Required task | Retype the entries, please, from their first line to the line containing "v_start, v_end = -11.65, 11.75", exactly and only those lines, minus the pictures.

(Records with drawing code)
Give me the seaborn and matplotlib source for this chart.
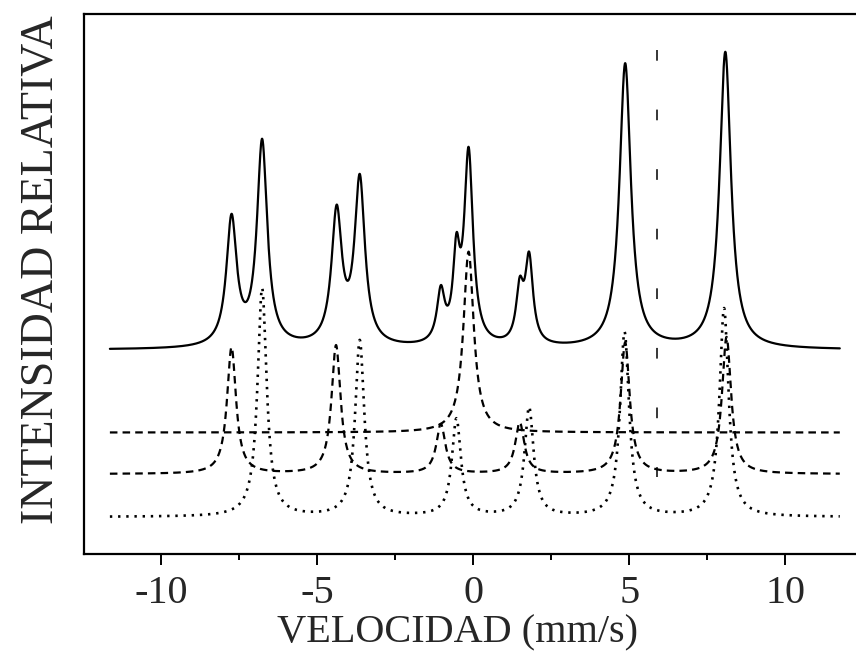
import numpy as np
import pandas as pd
import matplotlib
matplotlib.use("Agg")
import matplotlib.pyplot as plt
from matplotlib.ticker import MultipleLocator
import seaborn as sns

# ---------------- data ----------------
# velocity range covered by the curves (mm/s)
v_start, v_end = -11.65, 11.75

# total (solid) spectrum: baseline, line positions, observed heights above baseline, widths
total_baseline = 37.8
total_pos = [-7.75, -6.77, -4.38, -3.64, -1.04, -0.54, -0.15, 1.49, 1.79, 4.87, 8.08]
total_hgt = [25.2, 39.1, 26.9, 32.6, 12.0, 21.7, 37.6, 13.6, 18.2, 53.1, 55.2]
total_fwhm = [0.40, 0.40, 0.40, 0.40, 0.30, 0.26, 0.34, 0.28, 0.30, 0.44, 0.44]

# component 1: singlet (upper dashed)
singlet_baseline = 22.5
singlet_pos = [-0.15]
singlet_hgt = [33.5]
singlet_fwhm = [0.40]

# component 2: sextet (lower dashed)
sextA_baseline = 14.8
sextA_pos = [-7.75, -4.40, -1.04, 1.49, 4.87, 8.12]
sextA_hgt = [23.5, 23.9, 9.3, 9.6, 24.4, 25.4]
sextA_fwhm = [0.35] * 6

# component 3: sextet (dotted)
sextB_baseline = 6.85
sextB_pos = [-6.77, -3.64, -0.54, 1.79, 4.85, 8.04]
sextB_hgt = [42.4, 32.8, 18.3, 20.4, 34.3, 38.7]
sextB_fwhm = [0.35] * 6

# vertical marker line (drawn from top down)
marker_velocity = 5.88
marker_top, marker_bottom = 93.3, 14.3

x_ticks = [-10, -5, 0, 5, 10]
x_label = "VELOCIDAD (mm/s)"
y_label = "INTENSIDAD RELATIVA"


# ---------------- Lorentzian line profiles ----------------
def lor(x, x0, g):
    return 1.0 / (1.0 + (2.0 * (x - x0) / g) ** 2)


def spectrum(v, base, pos, hgt, widths):
    pos = np.asarray(pos, float)
    hgt = np.asarray(hgt, float)
    g = np.asarray(widths, float)
    M = lor(pos[:, None], pos[None, :], g[None, :])
    amp = np.clip(np.linalg.solve(M, hgt), 0, None)
    y = np.full_like(v, base)
    for p, a, w in zip(pos, amp, g):
        y += a * lor(v, p, w)
    return y


v = np.linspace(v_start, v_end, 5000)
df = pd.DataFrame({
    "v": v,
    "total": spectrum(v, total_baseline, total_pos, total_hgt, total_fwhm),
    "singlet": spectrum(v, singlet_baseline, singlet_pos, singlet_hgt, singlet_fwhm),
    "sextA": spectrum(v, sextA_baseline, sextA_pos, sextA_hgt, sextA_fwhm),
    "sextB": spectrum(v, sextB_baseline, sextB_pos, sextB_hgt, sextB_fwhm),
})

# ---------------- plotting ----------------
sns.set_theme(style="white")
plt.rcParams["font.family"] = ["Liberation Serif", "DejaVu Serif"]
plt.rcParams["axes.unicode_minus"] = False

fig = plt.figure(figsize=(8.56, 6.59), dpi=100)
ax = fig.add_axes([84 / 856, 105 / 659, 1 - 84 / 856, 540 / 659])

sns.lineplot(data=df, x="v", y="total", ax=ax, color="black", linewidth=1.6,
             estimator=None, sort=False)
sns.lineplot(data=df, x="v", y="singlet", ax=ax, color="black", linewidth=1.6,
             estimator=None, sort=False, linestyle=(0, (3.4, 2.3)))
sns.lineplot(data=df, x="v", y="sextA", ax=ax, color="black", linewidth=1.6,
             estimator=None, sort=False, linestyle=(0, (3.4, 2.3)))
sns.lineplot(data=df, x="v", y="sextB", ax=ax, color="black", linewidth=1.9,
             estimator=None, sort=False, linestyle=(0, (0.9, 2.2)))
ax.vlines(marker_velocity, marker_top, marker_bottom, colors="black",
          linewidth=1.1, linestyles=[(0, (7, 32))])

ax.set_xlim(-12.48, 12.27)
ax.set_ylim(0, 100)

for side in ["top", "bottom", "left"]:
    ax.spines[side].set_visible(True)
    ax.spines[side].set_color("black")
    ax.spines[side].set_linewidth(1.6)
ax.spines["right"].set_visible(False)

ax.set_xticks(x_ticks)
ax.set_xticklabels([str(t) for t in x_ticks])
ax.xaxis.set_minor_locator(MultipleLocator(2.5))
ax.set_yticks([])
ax.tick_params(axis="x", which="major", direction="out", length=8, width=1.4,
               labelsize=29, pad=7, color="black", bottom=True)
ax.tick_params(axis="x", which="minor", direction="out", length=4.5, width=1.4,
               color="black", bottom=True)

ax.set_xlabel(x_label, fontsize=29)
ax.xaxis.set_label_coords(0.484, -0.112)
ax.set_ylabel(y_label, fontsize=33)
ax.yaxis.set_label_coords(-0.028, 0.526)

fig.savefig("out.png", dpi=100)
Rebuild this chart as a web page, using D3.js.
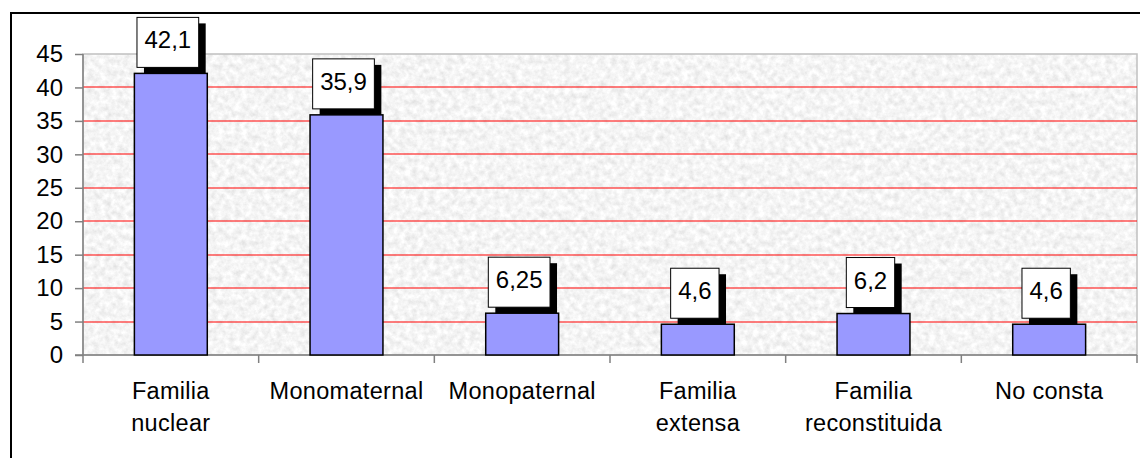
<!DOCTYPE html>
<html>
<head>
<meta charset="utf-8">
<script src="https://cdn.jsdelivr.net/npm/d3@7"></script>
<style>
  body { margin: 0; background: #fff; }
  svg { display: block; font-family: "Liberation Sans", Arial, sans-serif; }
</style>
</head>
<body>
<script>
// data
var categories = [["Familia", "nuclear"], ["Monomaternal"], ["Monopaternal"], ["Familia", "extensa"], ["Familia", "reconstituida"], ["No consta"]];
var values = [42.1, 35.9, 6.25, 4.6, 6.2, 4.6];
var labels = ["42,1", "35,9", "6,25", "4,6", "6,2", "4,6"];
var yTicks = [0, 5, 10, 15, 20, 25, 30, 35, 40, 45];

var W = 1140, H = 458;
var plot = { left: 83, right: 1137, top: 54, bottom: 355 };

var svg = d3.select("body").append("svg")
  .attr("width", W)
  .attr("height", H);

// granite-ish texture
var defs = svg.append("defs");
var f = defs.append("filter").attr("id", "granite")
  .attr("x", 0).attr("y", 0).attr("width", 1).attr("height", 1);
f.append("feTurbulence")
  .attr("type", "fractalNoise")
  .attr("baseFrequency", 0.17)
  .attr("numOctaves", 4)
  .attr("seed", 7);
f.append("feColorMatrix")
  .attr("type", "matrix")
  .attr("values", "0.38 0 0 0 0.72  0.38 0 0 0 0.72  0.38 0 0 0 0.72  0 0 0 0 1");

// outer frame
svg.append("rect")
  .attr("x", 11).attr("y", 13)
  .attr("width", W + 10).attr("height", H + 10)
  .attr("fill", "none")
  .attr("stroke", "#000")
  .attr("stroke-width", 2);

var x = d3.scaleBand()
  .domain(d3.range(values.length))
  .range([plot.left, plot.right])
  .paddingInner(0.585)
  .paddingOuter(0.2925);

var y = d3.scaleLinear()
  .domain([0, 45])
  .range([plot.bottom, plot.top]);

// plot background
svg.append("rect")
  .attr("x", plot.left).attr("y", plot.top)
  .attr("width", plot.right - plot.left)
  .attr("height", plot.bottom - plot.top)
  .attr("fill", "#ececec")
  .attr("filter", "url(#granite)");
svg.append("rect")
  .attr("x", plot.left).attr("y", plot.top)
  .attr("width", plot.right - plot.left)
  .attr("height", plot.bottom - plot.top)
  .attr("fill", "none")
  .attr("stroke", "#c0c0c0")
  .attr("stroke-width", 1.5);

// red gridlines
svg.append("g").selectAll("line")
  .data(yTicks.filter(function(d){ return d > 0 && d < 45; }))
  .join("line")
  .attr("x1", plot.left).attr("x2", plot.right)
  .attr("y1", function(d){ return Math.round(y(d)); })
  .attr("y2", function(d){ return Math.round(y(d)); })
  .attr("stroke", "#ff0000")
  .attr("stroke-width", 1.2);

// y axis
var yAxis = svg.append("g")
  .attr("transform", "translate(" + plot.left + ",0)")
  .call(d3.axisLeft(y).tickValues(yTicks).tickSize(8).tickPadding(12).tickFormat(d3.format("d")));
yAxis.selectAll("line, path").attr("stroke", "#808080").attr("stroke-width", 1.5);
yAxis.selectAll("text").attr("font-size", "24px").attr("fill", "#000")
  .attr("font-family", "Liberation Sans, Arial, sans-serif");
yAxis.select(".domain").attr("d", "M0," + plot.top + "V" + plot.bottom);

// x axis with ticks between categories
var step = x.step();
var bounds = d3.range(values.length + 1).map(function(i){ return plot.left + i * step; });
svg.append("line")
  .attr("x1", plot.left - 8).attr("x2", plot.right)
  .attr("y1", plot.bottom).attr("y2", plot.bottom)
  .attr("stroke", "#808080").attr("stroke-width", 1.5);
svg.append("g").selectAll("line")
  .data(bounds)
  .join("line")
  .attr("x1", function(d){ return d; }).attr("x2", function(d){ return d; })
  .attr("y1", plot.bottom).attr("y2", plot.bottom + 8)
  .attr("stroke", "#808080").attr("stroke-width", 1.5);

// category labels
svg.append("g").selectAll("text")
  .data(categories)
  .join("text")
  .attr("text-anchor", "middle")
  .attr("font-size", "23.5px")
  .attr("letter-spacing", "0.3px")
  .attr("transform", function(d, i){ return "translate(" + (x(i) + x.bandwidth() / 2) + ",399)"; })
  .selectAll("tspan")
  .data(function(d){ return d; })
  .join("tspan")
  .attr("x", 0)
  .attr("dy", function(d, i){ return i === 0 ? 0 : 32; })
  .text(function(d){ return d; });

// bars
svg.append("g").selectAll("rect")
  .data(values)
  .join("rect")
  .attr("x", function(d, i){ return x(i); })
  .attr("y", function(d){ return y(d); })
  .attr("width", x.bandwidth())
  .attr("height", function(d){ return y(0) - y(d); })
  .attr("fill", "#9999ff")
  .attr("stroke", "#000")
  .attr("stroke-width", 1.5);

// data labels: white box with black drop shadow
var lab = svg.append("g").selectAll("g")
  .data(values)
  .join("g")
  .attr("transform", function(d, i){
    return "translate(" + (x(i) + x.bandwidth() / 2 - 3) + "," + (y(d) - 6) + ")";
  });
lab.each(function(d, i){
  var g = d3.select(this);
  var t = g.append("text")
    .attr("text-anchor", "middle")
    .attr("font-size", "24px")
    .attr("y", -19)
    .text(labels[i]);
  var w = t.node().getComputedTextLength() + 15;
  var h = 50;
  g.insert("rect", "text")
    .attr("x", -w / 2 + 7).attr("y", -h + 6)
    .attr("width", w).attr("height", h)
    .attr("fill", "#000");
  g.insert("rect", "text")
    .attr("x", -w / 2).attr("y", -h)
    .attr("width", w).attr("height", h)
    .attr("fill", "#fff")
    .attr("stroke", "#000")
    .attr("stroke-width", 1);
});
</script>
</body>
</html>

Task answer |
Give me the seaborn and matplotlib source for this chart.
import numpy as np
import pandas as pd
import matplotlib
matplotlib.use("Agg")
import matplotlib.pyplot as plt
from matplotlib.ticker import MultipleLocator
import seaborn as sns

# ---------------- data ----------------
# velocity range covered by the curves (mm/s)
v_start, v_end = -11.65, 11.75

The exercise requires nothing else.